Solution: Use iterative DFS with an explicit stack:

def validPath(self, n: int, edges: List[List[int]], source: int, destination: int) -> bool:
    # Build adjacency list
    adjacency_list = [[] for _ in range(n)]
    for u, v in edges:
        adjacency_list[u].append(v)
        adjacency_list[v].append(u)
  
    # Iterative DFS using stack
    stack = [source]
    visited = set()
  
    while stack:
        current = stack.pop()
      
        if current == destination:
            return True
          
        if current in visited:
            continue
          
        visited.add(current)
      
        for neighbor in adjacency_list[current]:
            if neighbor not in visited:
                stack.append(neighbor)
  
    return False

3. Edge Case: source == destination

When the source and destination are the same vertex, the path trivially exists. The current solution handles this correctly (returns True immediately), but some implementations might overlook this edge case or add unnecessary complexity.

Quick optimization:

# Add this check before starting DFS
if source == destination:
    return True

4. Not Using Early Termination in any()

The current solution correctly uses any() with a generator expression, which provides early termination.

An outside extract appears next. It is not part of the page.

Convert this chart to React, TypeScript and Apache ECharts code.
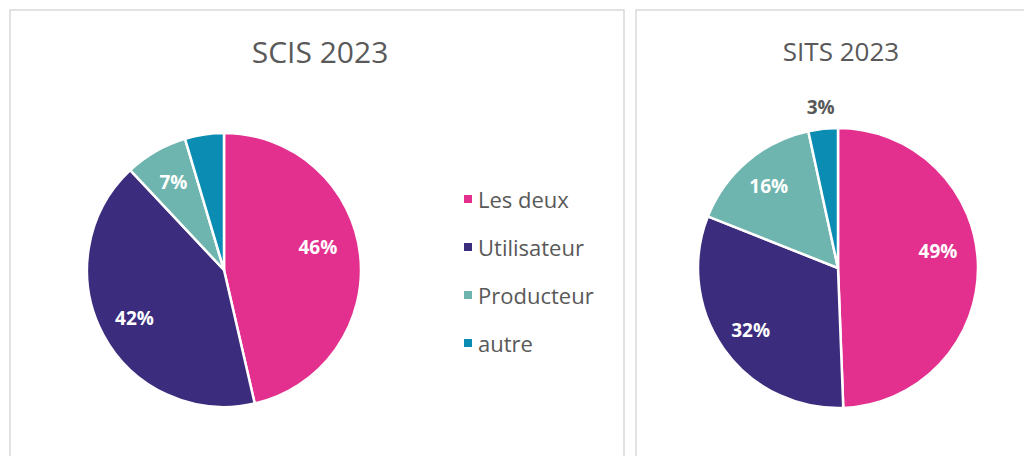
import React, { useEffect, useRef } from "react";
import * as echarts from "echarts";

const categories = ["Les deux", "Utilisateur", "Producteur", "autre"];
const colors = ["#E3308F", "#3B2C7E", "#6FB5AF", "#0B8CB3"];
const scisValues = [46.4, 41.6, 7.4, 4.6];
const sitsValues = [49.4, 31.6, 15.6, 3.4];
const titles = ["SCIS 2023", "SITS 2023"];

const FONT = "'Open Sans', sans-serif";

function mainData(values: number[]) {
  return categories.map((name, i) => ({
    name,
    value: values[i],
    itemStyle: { color: colors[i] },
  }));
}

function labelData(
  values: number[],
  hidden: number[],
  outside: number[],
  shifts: Record<number, number[]>
) {
  return categories.map((name, i) => {
    const item: any = { name, value: values[i] };
    if (hidden.includes(i)) item.label = { show: false };
    if (shifts[i]) item.label = { offset: shifts[i] };
    if (outside.includes(i)) {
      item.label = {
        show: true,
        position: "outside",
        color: "#595959",
        distanceToLabelLine: -14,
      };
      item.labelLine = { show: false, length: 22, length2: 0 };
    }
    return item;
  });
}

export default function App() {
  const ref = useRef<HTMLDivElement>(null);

  useEffect(() => {
    if (!ref.current) return;
    const chart = echarts.init(ref.current, undefined, { renderer: "svg" });

    const labelSeries = (center: number[], radius: number[], data: any[]) => ({
      type: "pie",
      center,
      radius,
      startAngle: 90,
      clockwise: true,
      silent: true,
      percentPrecision: 0,
      legendHoverLink: false,
      itemStyle: { color: "rgba(0,0,0,0)", borderWidth: 0 },
      emphasis: { disabled: true },
      label: {
        show: true,
        position: "inside",
        formatter: "{d}%",
        color: "#ffffff",
        fontFamily: FONT,
        fontWeight: "bold",
        fontSize: 19,
      },
      labelLine: { show: false },
      data,
    });

    const mainSeries = (center: number[], radius: number, data: any[]) => ({
      type: "pie",
      center,
      radius,
      startAngle: 90,
      clockwise: true,
      itemStyle: { borderColor: "#ffffff", borderWidth: 2.5 },
      label: { show: false },
      labelLine: { show: false },
      emphasis: { disabled: true },
      data,
    });

    chart.setOption({
      animation: false,
      backgroundColor: "#ffffff",
      graphic: [
        {
          type: "rect",
          shape: { x: 10, y: 10, width: 614, height: 470 },
          style: { fill: "none", stroke: "#D9D9D9", lineWidth: 1.5 },
        },
        {
          type: "rect",
          shape: { x: 636, y: 10, width: 420, height: 470 },
          style: { fill: "none", stroke: "#D9D9D9", lineWidth: 1.5 },
        },
      ],
      title: [
        {
          text: titles[0],
          left: 315,
          top: 46,
          textAlign: "center",
          textVerticalAlign: "middle",
          textStyle: {
            fontFamily: FONT,
            fontWeight: "normal",
            fontSize: 30,
            color: "#595959",
          },
        },
        {
          text: titles[1],
          left: 836,
          top: 46,
          textAlign: "center",
          textVerticalAlign: "middle",
          textStyle: {
            fontFamily: FONT,
            fontWeight: "normal",
            fontSize: 26,
            color: "#595959",
          },
        },
      ],
      legend: {
        orient: "vertical",
        left: 457,
        top: 182,
        itemWidth: 10,
        itemHeight: 10,
        itemGap: 24,
        icon: "rect",
        selectedMode: false,
        textStyle: {
          fontFamily: FONT,
          fontSize: 22,
          lineHeight: 24,
          color: "#595959",
          padding: [0, 0, 0, 0],
        },
        data: categories.map((name, i) => ({
          name,
          itemStyle: { color: colors[i] },
        })),
      },
      series: [
        mainSeries([224, 270], 137, mainData(scisValues)),
        labelSeries(
          [224, 270],
          [60, 137],
          labelData(scisValues, [3], [], { 0: [-7, -12] })
        ),
        mainSeries([838, 268], 140, mainData(sitsValues)),
        labelSeries(
          [838, 268],
          [68, 140],
          labelData(sitsValues, [], [3], { 0: [-7, -15] })
        ),
      ],
    });

    return () => chart.dispose();
  }, []);

  return (
    <div
      ref={ref}
      style={{ position: "fixed", left: 0, top: 0, width: 1024, height: 456 }}
    />
  );
}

However, a common mistake is to use a list comprehension instead:

Wrong approach:

# This evaluates ALL neighbors even if first one finds the path
return any([dfs(neighbor) for neighbor in adjacency_list[current_node]])

Correct approach (as in the solution):

# Generator expression - stops as soon as True is found
return any(dfs(neighbor) for neighbor in adjacency_list[current_node])

5. Memory Issues with Large Sparse Graphs

For very large values of n with few edges (sparse graphs), creating an adjacency list with n empty lists can be memory-inefficient.

Alternative using dictionary:

from collections import defaultdict

adjacency_list = defaultdict(list)
for u, v in edges:
    adjacency_list[u].append(v)
    adjacency_list[v].append(u)

This only creates entries for vertices that actually have edges, saving memory in sparse graphs.